Balkenende heeft de afgelopen maanden herhaaldelijk gesproken over het belang van de Joods-christelijke traditie en de waarden en normen die daaruit zijn voortgekomen. Met het terugbrengen van de bede in de Troonrede heeft hij die traditie publiekelijk willen erkennen als bron van inspiratie en kracht.
Dat stemt niet alleen dankbaar, maar roept ook verwachtingen op. Het is te hopen dat dit nieuwe kabinet ze waarmaakt. Wie Gods Naam publiekelijk noemt en aanroept, verplicht zich ook tot gehoorzaamheid aan Zijn Woord en gebod.

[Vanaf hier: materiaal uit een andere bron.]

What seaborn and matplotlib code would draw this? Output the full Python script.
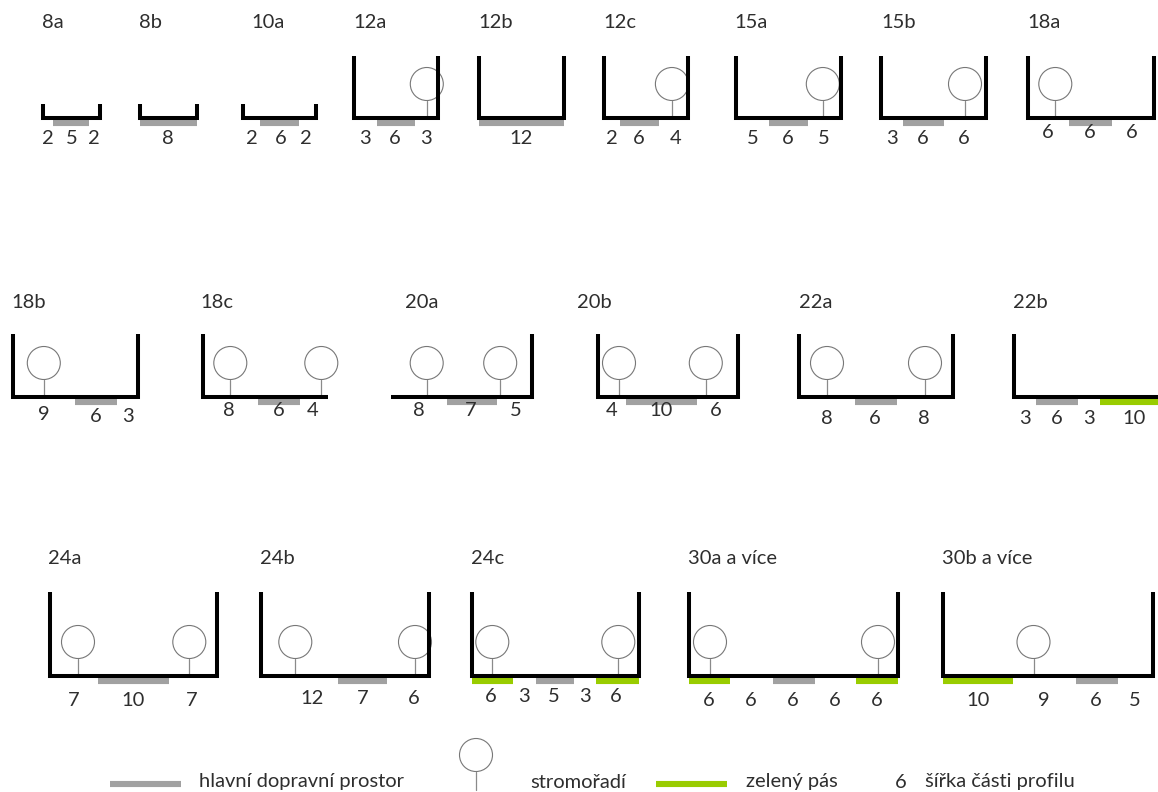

Wat zou het een zegen voor het land zijn wanneer Balkenende en de zijnen de bevolking zouden voorgaan op een weg die -meer dan bezuinigingen en loonmatiging- tot herstel leidt van wat de afgelopen jaren op de puinhopen van de geschiedenis is geworpen.
Daarbij is het ook te hopen dat dit kabinet zal inzien dat het uiteindelijk buiten zijn macht ligt om de bevolking die weg van herstel te doen inslaan. Balkenende wil geen maatschappij die bij ieder probleempje direct naar de overheid kijkt. Bij het herstel van waarden en normen kan een overheid niet buiten de samenwerking met de kerken. Het zou dus nog mooier zijn wanneer dit herstel van de bede een vervolg zou krijgen in het betrekken van de kerken bij het debat over waarden en normen.
De overgang van Kok II naar Balkenende I roept op deze punten herinneringen op aan de machtswisseling in de Verenigde Staten, toen George Bush Bill Clinton opvolgde. Clintons inauguratie was nog ’opgeluisterd’ door het optreden van rock bands, bij Bush werd de toon gezet door bijbellezing, gebed en een gospelkoor.